Breath removal in recorded voiceover
During a recent remotely directed voice session a representative of the client suddenly chipped in with the concern: “I wonder if we could do another take without that loud breathing?” She was referring to the noise I occasionally have to make in order to draw in oxygen, not only to enable me to continue speaking, but also, somewhat importantly, to continue living.

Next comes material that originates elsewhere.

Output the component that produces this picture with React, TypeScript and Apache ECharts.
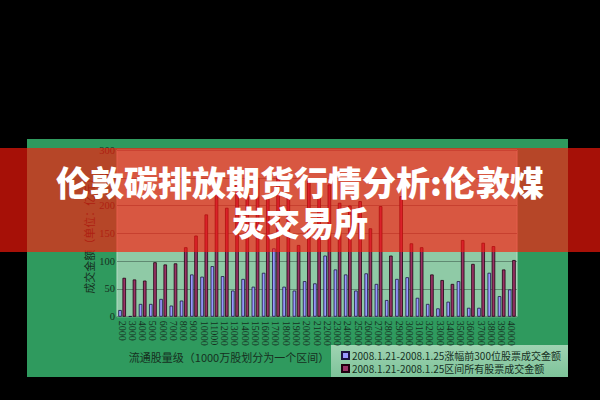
import React, { useEffect, useRef } from "react";
import * as echarts from "echarts";

const categories = [
  "2000", "3000", "4000", "5000", "6000", "7000", "8000", "9000", "10000", "11000",
  "12000", "13000", "14000", "15000", "16000", "17000", "18000", "19000", "20000", "21000",
  "22000", "23000", "24000", "25000", "26000", "27000", "28000", "29000", "30000", "31000",
  "32000", "33000", "34000", "35000", "36000", "37000", "38000", "39000", "40000",
];

// 2008.1.21-2008.1.25 涨幅前300位股票成交金额
const top300Values = [
  12, 1, 23, 23, 32, 20, 29, 76, 72, 91,
  73, 47, 68, 54, 79, 123, 54, 47, 64, 60,
  110, 85, 76, 47, 78, 59, 30, 68, 71, 34,
  23, 15, 27, 64, 16, 16, 79, 37, 49,
];

// 2008.1.21-2008.1.25 区间所有股票成交金额
const allStockValues = [
  70, 67, 65, 98, 94, 96, 125, 146, 184, 222,
  196, 240, 222, 250, 218, 268, 215, 129, 245, 246,
  238, 205, 200, 208, 159, 199, 110, 217, 132, 125,
  76, 66, 59, 138, 95, 133, 127, 85, 102,
];

const seriesNames = [
  "2008.1.21-2008.1.25涨幅前300位股票成交金额",
  "2008.1.21-2008.1.25区间所有股票成交金额",
];

const titleLines = ["伦敦碳排放期货行情分析:伦敦煤", "炭交易所"];
const xAxisName = "流通股量级（1000万股划分为一个区间）";
const yAxisName = "成交金额（单位：亿元）";

const FONT = "'Liberation Serif', 'Noto Sans CJK SC', serif";
const LABEL_COLOR = "#16301f";

export default function App() {
  const ref = useRef<HTMLDivElement>(null);

  useEffect(() => {
    if (!ref.current) return;
    const chart = echarts.init(ref.current, undefined, { renderer: "svg" });
    chart.setOption({
      animation: false,
      backgroundColor: "#000000",
      grid: {
        left: 117,
        top: 150,
        width: 400,
        height: 166.7,
        show: true,
        backgroundColor: "#8fcaa6",
        borderColor: "#b8dcc6",
        borderWidth: 1,
      },
      legend: {
        orient: "vertical",
        left: 336,
        top: 345,
        itemWidth: 7,
        itemHeight: 7,
        itemGap: 2,
        icon: "rect",
        textStyle: {
          fontSize: 10,
          lineHeight: 11,
          fontFamily: "'Noto Sans CJK SC'",
          color: LABEL_COLOR,
          padding: [0, 0, 0, -2],
        },
        data: seriesNames,
      },
      xAxis: {
        type: "category",
        data: categories,
        axisTick: { show: false },
        axisLine: { show: true, lineStyle: { color: "#6f8f7a" } },
        axisLabel: {
          interval: 0,
          rotate: -90,
          fontSize: 10,
          fontFamily: FONT,
          color: LABEL_COLOR,
          margin: 4,
        },
      },
      yAxis: {
        type: "value",
        min: 0,
        max: 300,
        interval: 50,
        name: yAxisName,
        nameLocation: "middle",
        nameRotate: 90,
        nameGap: 23,
        nameMoveOverlap: false,
        nameTextStyle: { fontSize: 11, fontFamily: "'Noto Sans CJK SC'", color: LABEL_COLOR },
        axisLine: { show: false },
        axisTick: { show: false },
        axisLabel: { fontSize: 10.5, fontFamily: FONT, color: LABEL_COLOR, margin: 2 },
        splitLine: { lineStyle: { color: "rgba(40,60,50,0.45)", width: 1 } },
      },
      series: [
        {
          name: seriesNames[0],
          type: "bar",
          data: top300Values,
          barWidth: 3.5,
          barGap: "20%",
          itemStyle: { color: "#9999ff", borderColor: "#1c1440", borderWidth: 0.8 },
        },
        {
          name: seriesNames[1],
          type: "bar",
          data: allStockValues,
          barWidth: 3.5,
          itemStyle: { color: "#993366", borderColor: "#200010", borderWidth: 0.8 },
        },
      ],
      graphic: [
        {
          type: "rect",
          z: -10,
          shape: { x: 27, y: 139, width: 541, height: 238 },
          style: { fill: "#2f9a5e" },
        },
        {
          type: "rect",
          z: -9,
          shape: { x: 331, y: 345, width: 237, height: 32 },
          style: {
            fill: new echarts.graphic.LinearGradient(0, 0, 0, 1, [
              { offset: 0, color: "#9fd3b2" },
              { offset: 1, color: "#7ec39a" },
            ]),
          },
        },
        {
          type: "text",
          z: 5,
          x: 229,
          y: 357,
          style: {
            text: xAxisName,
            fontSize: 11,
            fontFamily: "'Noto Sans CJK SC'",
            fill: LABEL_COLOR,
            align: "center",
            verticalAlign: "middle",
          },
        },
        {
          type: "rect",
          z: 100,
          shape: { x: 0, y: 148, width: 600, height: 104 },
          style: { fill: "rgba(255,25,10,0.65)" },
        },
        {
          type: "text",
          z: 101,
          x: 300,
          y: 181,
          style: {
            text: titleLines[0],
            fontSize: 34,
            fontWeight: 900,
            fontFamily: "'Noto Sans CJK SC'",
            fill: "#ffffff",
            align: "center",
            verticalAlign: "middle",
          },
        },
        {
          type: "text",
          z: 101,
          x: 300,
          y: 221,
          style: {
            text: titleLines[1],
            fontSize: 34,
            fontWeight: 900,
            fontFamily: "'Noto Sans CJK SC'",
            fill: "#ffffff",
            align: "center",
            verticalAlign: "middle",
          },
        },
      ],
    });
    return () => chart.dispose();
  }, []);

  return (
    <div
      ref={ref}
      style={{ position: "fixed", left: 0, top: 0, width: 600, height: 400, background: "#000" }}
    />
  );
}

In modern voiceover it has become axiomatic for many that the final audio product will contain absolutely no evidence that it was produced by a human being, which would be revealed in all its horror if the sound of breathing was to be left in. I believe this phenomenon to be an artefact purely of the digital age, since there are both automated and manual processes that can now be easily employed to rid any spoken piece of the dreaded breath noise. Back in the days of magnetic tape recording this would have been much more difficult to realise. Cutting and splicing the tape would have been far too time consuming for such a relatively needless task, and even with an automated mixing desk it would have been fairly arduous plotting out where all the breaths were and then trying to perform and save every fader dip correctly. But now it can be done, and so, it seems, it must be done.

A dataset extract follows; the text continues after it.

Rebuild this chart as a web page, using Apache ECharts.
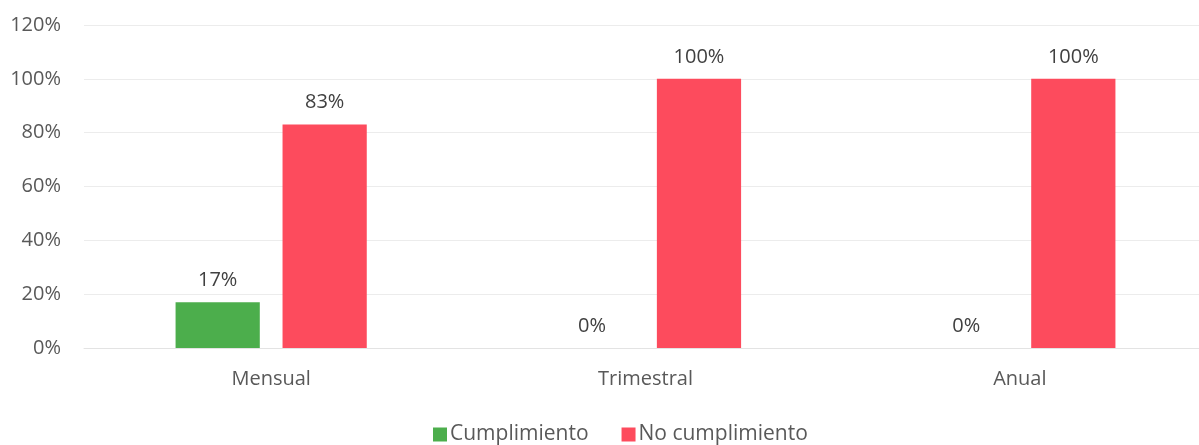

Not everybody wants the breaths gone of course. In dialogue for films, TV and games the breaths are often essential since realism is what is required. And some producers like some breaths and not others. A light sprinkling of breaths, if you will. It is all VERY confusing if you are faced with delivering recorded spoken words and trying to decide how much breath should be evident. And slightly weird that it is even an issue given that thirty years ago it was barely dealt with.
There are only three scenarios these days in which I would not run my standard audio processing with a lightly set automatic debreather, followed by manual excisement of any offensively loud gasps missed by the automatic process:
– acted dialogue,
– sending raw audio of an entire directed session to a studio engineer for post-production and editing
– anything for a client with a known aversion to debreathing, such clients also often having an aversion to any form of processing at all.
Some voice artists are just noisier breathers than others, which may, I can hear the professionally trained luvvies shout, be a result of their inadequate vocal practise whereby one can develop shallower and therefore quieter breathing when recording a script. It can also simply be a result of different physiogonomy – some people make loud s sounds, some produce a strange click on specific consonants, it’s all perfectly human.
It seems as if the issue of breathing sounds has got wrapped up in the entirely separate issue of extraneous noise on voice recordings. Nobody wants to hear the turning of pages, the rustling of clothing, the clanking of jewellery, the creaky chair or your whisky glass being set back down on the table. Although if you do want to hear all those things then I can heartily recommend listening to the audiobook of Black Sabbath guitarist Tony Iommi’s autobiography, as read by ex-Move and ELO drummer Bev Bevan in a state of apparent extreme relaxation.
So, if you want some words recorded, I will include whatever odd noises you personally like, including sharp intakes of breath. Or I will produce just the words, only the words, and not a scintilla of any other sound. You decide.